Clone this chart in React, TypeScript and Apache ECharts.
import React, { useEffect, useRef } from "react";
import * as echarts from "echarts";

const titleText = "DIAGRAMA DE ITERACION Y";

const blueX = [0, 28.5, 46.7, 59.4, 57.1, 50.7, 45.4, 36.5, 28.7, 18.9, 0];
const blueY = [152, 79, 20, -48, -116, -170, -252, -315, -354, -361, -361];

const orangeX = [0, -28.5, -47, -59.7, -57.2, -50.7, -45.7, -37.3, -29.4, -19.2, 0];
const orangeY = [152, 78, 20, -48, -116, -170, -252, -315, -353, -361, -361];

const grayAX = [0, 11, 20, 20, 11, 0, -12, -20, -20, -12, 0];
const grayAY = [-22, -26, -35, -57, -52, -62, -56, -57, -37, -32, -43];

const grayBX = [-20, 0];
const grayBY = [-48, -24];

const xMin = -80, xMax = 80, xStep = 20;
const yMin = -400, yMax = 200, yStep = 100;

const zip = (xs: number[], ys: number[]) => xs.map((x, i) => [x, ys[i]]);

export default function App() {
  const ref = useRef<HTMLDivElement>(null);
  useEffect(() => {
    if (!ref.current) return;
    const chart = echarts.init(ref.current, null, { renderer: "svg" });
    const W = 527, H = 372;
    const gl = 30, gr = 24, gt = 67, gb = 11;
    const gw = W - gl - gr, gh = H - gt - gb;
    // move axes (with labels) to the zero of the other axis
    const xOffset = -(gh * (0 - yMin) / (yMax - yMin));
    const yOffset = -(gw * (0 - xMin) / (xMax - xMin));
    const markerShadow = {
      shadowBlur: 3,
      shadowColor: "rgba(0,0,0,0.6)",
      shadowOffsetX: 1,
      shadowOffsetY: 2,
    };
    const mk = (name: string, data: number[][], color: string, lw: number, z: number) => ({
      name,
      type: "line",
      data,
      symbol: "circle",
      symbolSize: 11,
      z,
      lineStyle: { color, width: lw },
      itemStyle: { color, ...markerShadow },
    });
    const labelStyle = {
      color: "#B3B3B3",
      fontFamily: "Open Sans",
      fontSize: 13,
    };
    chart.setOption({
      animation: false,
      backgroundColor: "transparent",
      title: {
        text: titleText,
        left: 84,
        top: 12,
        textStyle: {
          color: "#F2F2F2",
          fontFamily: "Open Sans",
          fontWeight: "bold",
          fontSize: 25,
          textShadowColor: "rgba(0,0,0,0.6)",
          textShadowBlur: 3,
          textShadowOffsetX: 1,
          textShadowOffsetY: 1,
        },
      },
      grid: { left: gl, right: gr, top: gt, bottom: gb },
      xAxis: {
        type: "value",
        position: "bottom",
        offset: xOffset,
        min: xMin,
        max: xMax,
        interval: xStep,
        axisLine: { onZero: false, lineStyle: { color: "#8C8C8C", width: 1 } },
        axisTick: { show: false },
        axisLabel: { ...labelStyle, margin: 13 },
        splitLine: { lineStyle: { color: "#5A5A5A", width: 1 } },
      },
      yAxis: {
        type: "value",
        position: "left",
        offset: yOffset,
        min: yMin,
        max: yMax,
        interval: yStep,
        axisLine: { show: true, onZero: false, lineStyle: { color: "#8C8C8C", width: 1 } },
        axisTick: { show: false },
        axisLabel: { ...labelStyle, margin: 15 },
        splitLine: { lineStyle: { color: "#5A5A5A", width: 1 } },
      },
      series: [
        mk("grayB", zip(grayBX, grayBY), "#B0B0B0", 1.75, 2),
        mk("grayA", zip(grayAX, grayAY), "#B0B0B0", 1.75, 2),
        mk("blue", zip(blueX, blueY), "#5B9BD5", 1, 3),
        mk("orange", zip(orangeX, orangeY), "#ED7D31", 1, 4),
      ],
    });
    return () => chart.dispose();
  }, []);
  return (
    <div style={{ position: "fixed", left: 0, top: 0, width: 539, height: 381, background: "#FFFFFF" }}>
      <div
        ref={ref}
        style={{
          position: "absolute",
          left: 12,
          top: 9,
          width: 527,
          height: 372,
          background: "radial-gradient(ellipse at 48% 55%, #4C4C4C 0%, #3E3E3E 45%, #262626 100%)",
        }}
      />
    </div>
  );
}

== == ==

§ **Problem description**:
Return every line of the material exactly.

§ **Written solution**:
Clone this chart in React, TypeScript and Apache ECharts.
import React, { useEffect, useRef } from "react";
import * as echarts from "echarts";

const titleText = "DIAGRAMA DE ITERACION Y";

const blueX = [0, 28.5, 46.7, 59.4, 57.1, 50.7, 45.4, 36.5, 28.7, 18.9, 0];
const blueY = [152, 79, 20, -48, -116, -170, -252, -315, -354, -361, -361];

const orangeX = [0, -28.5, -47, -59.7, -57.2, -50.7, -45.7, -37.3, -29.4, -19.2, 0];
const orangeY = [152, 78, 20, -48, -116, -170, -252, -315, -353, -361, -361];

const grayAX = [0, 11, 20, 20, 11, 0, -12, -20, -20, -12, 0];
const grayAY = [-22, -26, -35, -57, -52, -62, -56, -57, -37, -32, -43];

const grayBX = [-20, 0];
const grayBY = [-48, -24];

const xMin = -80, xMax = 80, xStep = 20;
const yMin = -400, yMax = 200, yStep = 100;

const zip = (xs: number[], ys: number[]) => xs.map((x, i) => [x, ys[i]]);

export default function App() {
  const ref = useRef<HTMLDivElement>(null);
  useEffect(() => {
    if (!ref.current) return;
    const chart = echarts.init(ref.current, null, { renderer: "svg" });
    const W = 527, H = 372;
    const gl = 30, gr = 24, gt = 67, gb = 11;
    const gw = W - gl - gr, gh = H - gt - gb;
    // move axes (with labels) to the zero of the other axis
    const xOffset = -(gh * (0 - yMin) / (yMax - yMin));
    const yOffset = -(gw * (0 - xMin) / (xMax - xMin));
    const markerShadow = {
      shadowBlur: 3,
      shadowColor: "rgba(0,0,0,0.6)",
      shadowOffsetX: 1,
      shadowOffsetY: 2,
    };
    const mk = (name: string, data: number[][], color: string, lw: number, z: number) => ({
      name,
      type: "line",
      data,
      symbol: "circle",
      symbolSize: 11,
      z,
      lineStyle: { color, width: lw },
      itemStyle: { color, ...markerShadow },
    });
    const labelStyle = {
      color: "#B3B3B3",
      fontFamily: "Open Sans",
      fontSize: 13,
    };
    chart.setOption({
      animation: false,
      backgroundColor: "transparent",
      title: {
        text: titleText,
        left: 84,
        top: 12,
        textStyle: {
          color: "#F2F2F2",
          fontFamily: "Open Sans",
          fontWeight: "bold",
          fontSize: 25,
          textShadowColor: "rgba(0,0,0,0.6)",
          textShadowBlur: 3,
          textShadowOffsetX: 1,
          textShadowOffsetY: 1,
        },
      },
      grid: { left: gl, right: gr, top: gt, bottom: gb },
      xAxis: {
        type: "value",
        position: "bottom",
        offset: xOffset,
        min: xMin,
        max: xMax,
        interval: xStep,
        axisLine: { onZero: false, lineStyle: { color: "#8C8C8C", width: 1 } },
        axisTick: { show: false },
        axisLabel: { ...labelStyle, margin: 13 },
        splitLine: { lineStyle: { color: "#5A5A5A", width: 1 } },
      },
      yAxis: {
        type: "value",
        position: "left",
        offset: yOffset,
        min: yMin,
        max: yMax,
        interval: yStep,
        axisLine: { show: true, onZero: false, lineStyle: { color: "#8C8C8C", width: 1 } },
        axisTick: { show: false },
        axisLabel: { ...labelStyle, margin: 15 },
        splitLine: { lineStyle: { color: "#5A5A5A", width: 1 } },
      },
      series: [
        mk("grayB", zip(grayBX, grayBY), "#B0B0B0", 1.75, 2),
        mk("grayA", zip(grayAX, grayAY), "#B0B0B0", 1.75, 2),
        mk("blue", zip(blueX, blueY), "#5B9BD5", 1, 3),
        mk("orange", zip(orangeX, orangeY), "#ED7D31", 1, 4),
      ],
    });
    return () => chart.dispose();
  }, []);
  return (
    <div style={{ position: "fixed", left: 0, top: 0, width: 539, height: 381, background: "#FFFFFF" }}>
      <div
        ref={ref}
        style={{
          position: "absolute",
          left: 12,
          top: 9,
          width: 527,
          height: 372,
          background: "radial-gradient(ellipse at 48% 55%, #4C4C4C 0%, #3E3E3E 45%, #262626 100%)",
        }}
      />
    </div>
  );
}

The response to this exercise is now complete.